── Data segment ──
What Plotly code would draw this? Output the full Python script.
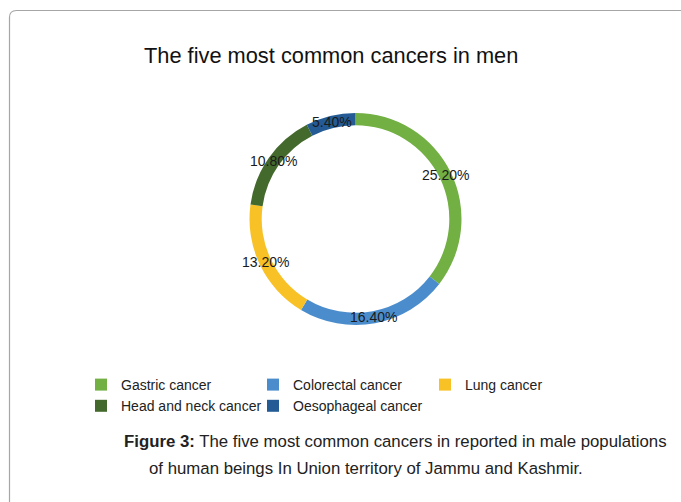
import math
import plotly.graph_objects as go

# Five most common cancers in men (percent of reported cases)
cancers = ["Gastric cancer", "Colorectal cancer", "Lung cancer",
           "Head and neck cancer", "Oesophageal cancer"]
percent = [25.20, 16.40, 13.20, 10.80, 5.40]
slice_colors = ["#72b043", "#4b8dcc", "#f8c125", "#44692d", "#245b94"]

W, H = 681, 502
FONT = "Liberation Sans, Arial, sans-serif"

# ring geometry in pixels
cx, cy, R = 355.5, 219.0, 106.0
label_r = 100.0

fig = go.Figure(go.Pie(
    labels=cancers,
    values=percent,
    hole=0.885,
    sort=False,
    direction="clockwise",
    rotation=0,
    marker=dict(colors=slice_colors, line=dict(width=0)),
    textinfo="none",
    hoverinfo="label+value",
    domain=dict(x=[(cx - R) / W, (cx + R) / W],
                y=[1 - (cy + R) / H, 1 - (cy - R) / H]),
))

# value labels centred on the ring at each slice's mid-angle
total = sum(percent)
annotations = []
cum = 0.0
for v in percent:
    mid = (cum + v / 2) / total * 2 * math.pi
    cum += v
    px = cx + label_r * math.sin(mid)
    py = cy - label_r * math.cos(mid)
    annotations.append(dict(
        x=px / W, y=1 - py / H, xref="paper", yref="paper",
        text=f"{v:.2f}%", showarrow=False,
        xanchor="center", yanchor="middle",
        font=dict(family=FONT, size=14, color="#1a1a1a"),
    ))

# chart title
annotations.append(dict(
    x=331 / W, y=1 - 55 / H, xref="paper", yref="paper",
    text="The five most common cancers in men", showarrow=False,
    xanchor="center", yanchor="middle",
    font=dict(family=FONT, size=21.8, color="#111111"),
))

# figure caption
annotations.append(dict(
    x=122 / W, y=1 - 441 / H, xref="paper", yref="paper",
    text="<b>Figure 3:</b> The five most common cancers in reported in male populations",
    showarrow=False, xanchor="left", yanchor="middle",
    font=dict(family=FONT, size=16.8, color="#222222"),
))
annotations.append(dict(
    x=147 / W, y=1 - 468 / H, xref="paper", yref="paper",
    text="of human beings In Union territory of Jammu and Kashmir.",
    showarrow=False, xanchor="left", yanchor="middle",
    font=dict(family=FONT, size=16.8, color="#222222"),
))

# rounded panel border (opens to the right and bottom)
r = 7
x0, y0 = 9.5, 10.5
frame_path = (
    f"M {x0 / W} {1 - (H + 5) / H} L {x0 / W} {1 - (y0 + r) / H} "
    f"Q {x0 / W} {1 - y0 / H} {(x0 + r) / W} {1 - y0 / H} "
    f"L {(W + 5) / W} {1 - y0 / H}"
)

fig.update_layout(
    width=W, height=H,
    margin=dict(l=0, r=0, t=0, b=0),
    paper_bgcolor="white",
    plot_bgcolor="white",
    font=dict(family=FONT, size=14, color="#222222"),
    showlegend=True,
    legend=dict(
        orientation="h",
        x=81 / W, y=1 - 369 / H, xanchor="left", yanchor="top",
        entrywidth=127, entrywidthmode="pixels",
        font=dict(family=FONT, size=14, color="#222222"),
        bgcolor="rgba(0,0,0,0)",
    ),
    annotations=annotations,
    shapes=[dict(
        type="path", path=frame_path, xref="paper", yref="paper",
        line=dict(color="#a6a6a6", width=1.2),
    )],
)

fig.write_html("out.html")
───
## [What the exercise asks]
Write out the listing above exactly as it stands, pictures excluded.

## [Correct answer]
What Plotly code would draw this? Output the full Python script.
import math
import plotly.graph_objects as go

# Five most common cancers in men (percent of reported cases)
cancers = ["Gastric cancer", "Colorectal cancer", "Lung cancer",
           "Head and neck cancer", "Oesophageal cancer"]
percent = [25.20, 16.40, 13.20, 10.80, 5.40]
slice_colors = ["#72b043", "#4b8dcc", "#f8c125", "#44692d", "#245b94"]

W, H = 681, 502
FONT = "Liberation Sans, Arial, sans-serif"

# ring geometry in pixels
cx, cy, R = 355.5, 219.0, 106.0
label_r = 100.0

fig = go.Figure(go.Pie(
    labels=cancers,
    values=percent,
    hole=0.885,
    sort=False,
    direction="clockwise",
    rotation=0,
    marker=dict(colors=slice_colors, line=dict(width=0)),
    textinfo="none",
    hoverinfo="label+value",
    domain=dict(x=[(cx - R) / W, (cx + R) / W],
                y=[1 - (cy + R) / H, 1 - (cy - R) / H]),
))

# value labels centred on the ring at each slice's mid-angle
total = sum(percent)
annotations = []
cum = 0.0
for v in percent:
    mid = (cum + v / 2) / total * 2 * math.pi
    cum += v
    px = cx + label_r * math.sin(mid)
    py = cy - label_r * math.cos(mid)
    annotations.append(dict(
        x=px / W, y=1 - py / H, xref="paper", yref="paper",
        text=f"{v:.2f}%", showarrow=False,
        xanchor="center", yanchor="middle",
        font=dict(family=FONT, size=14, color="#1a1a1a"),
    ))

# chart title
annotations.append(dict(
    x=331 / W, y=1 - 55 / H, xref="paper", yref="paper",
    text="The five most common cancers in men", showarrow=False,
    xanchor="center", yanchor="middle",
    font=dict(family=FONT, size=21.8, color="#111111"),
))

# figure caption
annotations.append(dict(
    x=122 / W, y=1 - 441 / H, xref="paper", yref="paper",
    text="<b>Figure 3:</b> The five most common cancers in reported in male populations",
    showarrow=False, xanchor="left", yanchor="middle",
    font=dict(family=FONT, size=16.8, color="#222222"),
))
annotations.append(dict(
    x=147 / W, y=1 - 468 / H, xref="paper", yref="paper",
    text="of human beings In Union territory of Jammu and Kashmir.",
    showarrow=False, xanchor="left", yanchor="middle",
    font=dict(family=FONT, size=16.8, color="#222222"),
))

# rounded panel border (opens to the right and bottom)
r = 7
x0, y0 = 9.5, 10.5
frame_path = (
    f"M {x0 / W} {1 - (H + 5) / H} L {x0 / W} {1 - (y0 + r) / H} "
    f"Q {x0 / W} {1 - y0 / H} {(x0 + r) / W} {1 - y0 / H} "
    f"L {(W + 5) / W} {1 - y0 / H}"
)

fig.update_layout(
    width=W, height=H,
    margin=dict(l=0, r=0, t=0, b=0),
    paper_bgcolor="white",
    plot_bgcolor="white",
    font=dict(family=FONT, size=14, color="#222222"),
    showlegend=True,
    legend=dict(
        orientation="h",
        x=81 / W, y=1 - 369 / H, xanchor="left", yanchor="top",
        entrywidth=127, entrywidthmode="pixels",
        font=dict(family=FONT, size=14, color="#222222"),
        bgcolor="rgba(0,0,0,0)",
    ),
    annotations=annotations,
    shapes=[dict(
        type="path", path=frame_path, xref="paper", yref="paper",
        line=dict(color="#a6a6a6", width=1.2),
    )],
)

fig.write_html("out.html")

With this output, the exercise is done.